Après la mort de Kadhafi, la Lybie a donc connu une instabilité permanente, puisque l'interventionnisme musclé des Occidentaux à été suivi par l'incapacité de gérer les conséquences de la guerre et par l'appui à ce genre de personnages discutables. Le trois régions historiques qui constituent le territoire libyen — la Tripolitaine, la Cyrénaïque et le Fezzan — ont vu la multiplication des groupuscules et des factions, souvent soutenu par d'autres Pays arabes. Tout particulièrement, le Qatar a joué un rôle décisif avec une ingérence dénoncée par plusieurs sources (dernièrement, par le gouvernement égyptien aussi). Par exemple, Abdel Rahīm al-Kīb, Président du Conseil de transition entre 2011 et 2012 et puis Premier Ministre intérimaire, à été indiqué comme le sponsor des intérêts de Doha, étant donné son travail dans les compagnies pétrolières du Golfe. De même, l'ex combattant en Afghanistan Abdelhakim Belhadj, à la tête du mouvement islamiste Al-Watan, a été également reconnu comme sponsorisé par le Qatar.
Lorsque la semaine dernière les milices islamistes se reconnaissant dans le Califat Islamique (Daesh) ont rejoint Syrte, cela n'a pas surpris les connaisseurs du contexte nord-africain: cette avancée surgit en fait sur un terrain d'instabilité et de tensions bien connu, dont la Cyrénaïque est le bassin principal d'où partaient depuis des années les islamistes combattants en Irak. Après la barbare exécution de 21 chrétiens coptes, l'Egypte du Général Al-Sissi n'a pas voulu attendre pour frapper avec sa force aérienne, tout comme avait fait la Jordanie il y a quelque semaines après la mort de son pilote Maaz al-Kassasbeh en attaquant le Daesh entre Syrie et Irak.
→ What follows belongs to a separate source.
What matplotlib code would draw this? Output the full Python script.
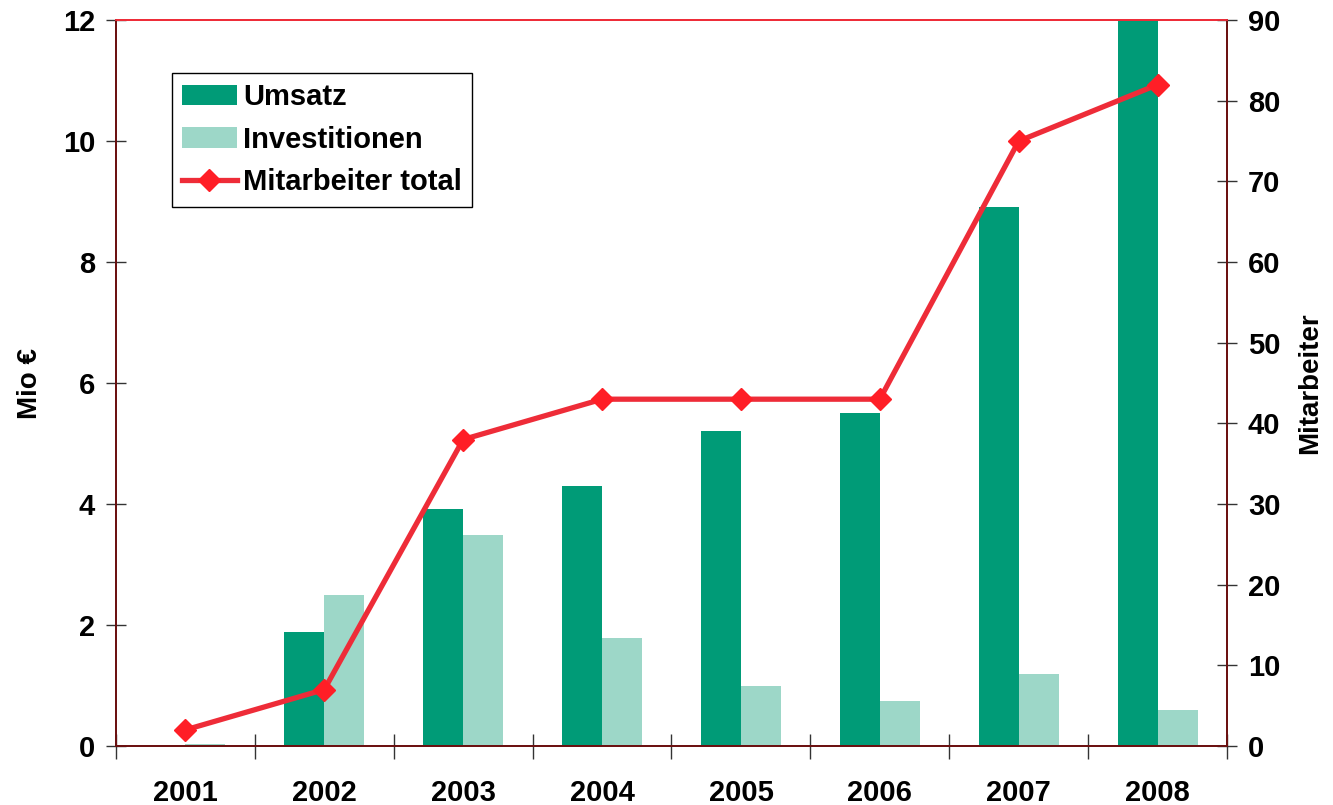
import numpy as np
import matplotlib
matplotlib.use("Agg")
import matplotlib.pyplot as plt
from matplotlib.lines import Line2D
from matplotlib.patches import Patch

plt.rcParams["font.family"] = ["Liberation Sans", "DejaVu Sans"]
plt.rcParams["font.weight"] = "bold"

# données
jahre        = ["2001", "2002", "2003", "2004", "2005", "2006", "2007", "2008"]
umsatz       = [0.0, 1.89, 3.92, 4.30, 5.21, 5.50, 8.91, 12.3]
investition  = [0.03, 2.50, 3.49, 1.79, 0.99, 0.74, 1.19, 0.60]
mitarbeiter  = [2, 7, 38, 43, 43, 43, 75, 82]

C_UMSATZ = "#009b77"
C_INVEST = "#9dd7c8"
C_LINE   = "#ee2c38"
C_MARK   = "#ff1e26"
C_SPINE  = "#6b1010"

fig = plt.figure(figsize=(13.33, 8.05), dpi=100, facecolor="white")
ax = fig.add_axes([0.087, 0.0733, 0.8335, 0.9017])
ax2 = ax.twinx()

x = np.arange(len(jahre))
bw = 0.288
ax.bar(x - bw / 2, umsatz, width=bw, color=C_UMSATZ, zorder=2)
ax.bar(x + bw / 2, investition, width=bw, color=C_INVEST, zorder=2)

ax.set_xlim(-0.5, len(jahre) - 0.5)
ax.set_ylim(0, 12)
ax.set_yticks(np.arange(0, 13, 2))
ax.set_xticks(np.arange(-0.5, len(jahre), 1.0))
ax.set_xticklabels([])
ax.set_xticks(x, minor=True)
ax.set_xticklabels(jahre, minor=True)
ax.tick_params(axis="x", which="minor", length=0, pad=24, labelsize=21)
ax.tick_params(axis="x", which="major", direction="inout", length=18,
               color="#333333", width=1)
ax.tick_params(axis="y", direction="inout", length=14, color="#333333",
               width=1, labelsize=21, pad=8)
ax.set_ylabel("Mio €", fontsize=20, fontweight="bold", labelpad=14)

ax2.plot(x, mitarbeiter, color=C_LINE, lw=3.8, marker="D", markersize=11,
         markerfacecolor=C_MARK, markeredgecolor=C_MARK, zorder=3)
ax2.set_ylim(0, 90)
ax2.set_yticks(np.arange(0, 91, 10))
ax2.tick_params(axis="y", direction="inout", length=14, color="#333333",
                width=1, labelsize=21, pad=8)
ax2.set_ylabel("Mitarbeiter", fontsize=20, fontweight="bold", labelpad=12)

for a in (ax, ax2):
    a.spines["left"].set_color(C_SPINE)
    a.spines["right"].set_color(C_SPINE)
    a.spines["bottom"].set_color(C_SPINE)
    a.spines["top"].set_color(C_LINE)
    for s in a.spines.values():
        s.set_linewidth(1.3)

handles = [
    Patch(facecolor=C_UMSATZ, label="Umsatz"),
    Patch(facecolor=C_INVEST, label="Investitionen"),
    Line2D([], [], color=C_LINE, lw=3.8, marker="D", markersize=11,
           markerfacecolor=C_MARK, markeredgecolor=C_MARK,
           label="Mitarbeiter total"),
]
leg = ax2.legend(handles=handles, loc="upper left",
                 bbox_to_anchor=(0.05, 0.927), fontsize=21, frameon=True,
                 fancybox=False, edgecolor="black", framealpha=1,
                 handlelength=1.9, handletextpad=0.2, borderpad=0.35,
                 borderaxespad=0, labelspacing=0.5)
leg.get_frame().set_linewidth(1.0)

fig.savefig("out.png", dpi=100)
Le Caire a également demandé le soutien des Nations Unies pour une coalition militaire, mais la séance du Conseil de Sécurité du 18 février n'a pas approuvé pour le moment aucune intervention.
Or si au nom de la sécurité tous les États se disent prêts à coopérer, la vrai charge est la stabilisation du Pays après une épreuve de force qu'il est probable sera déclenchée. Il est évident l'impossibilité d'envisager une solution politico-diplomatique n'impliquant pas la participation des Pays arabes, mais le problème ici est justement le choix des alliés. Les dirigeants européens et étatsuniens, qui devant les respectives opinions publiques se disent choqués par la barbarie de l'extrémisme islamiste, ne dédaignent pas de soutenir les factions les plus radicaux de l'islam lorsque cela est fonctionnel à ses propres intérêts. Dans le contexte actuel, l'Egypte de Al-Sissi démontre une certain pragmatisme et une attitude modérée (qu'on voit bien, par exemple, vis-à-vis d'Israël), qui en fait le candidat principal pour influencer d'autres État nord-africains, tels que l'Algérie et la Tunisie, craignant l'avancée islamiste. Il est donc souhaitable que le Caire prévaut sur les Pays arabes plus ambigus, comme l'Arabie Saoudite et la Qatar, qui ont jusqu'à présent soutenu les factions extrémistes, des Salafites jusqu'aux Frères Musulmans. Côté européen-occidental, il faudrait aussi éviter la réitération du scénario de 2011, avec les Etats-Unis, la France et la Grande-Bretagne en tête. Cette fois-ci, la Russie est appelée donc jouer un rôle plus active, peut-être justement via sa relation privilégiée avec l'Egypte qui semble devenir de plus en plus étroite.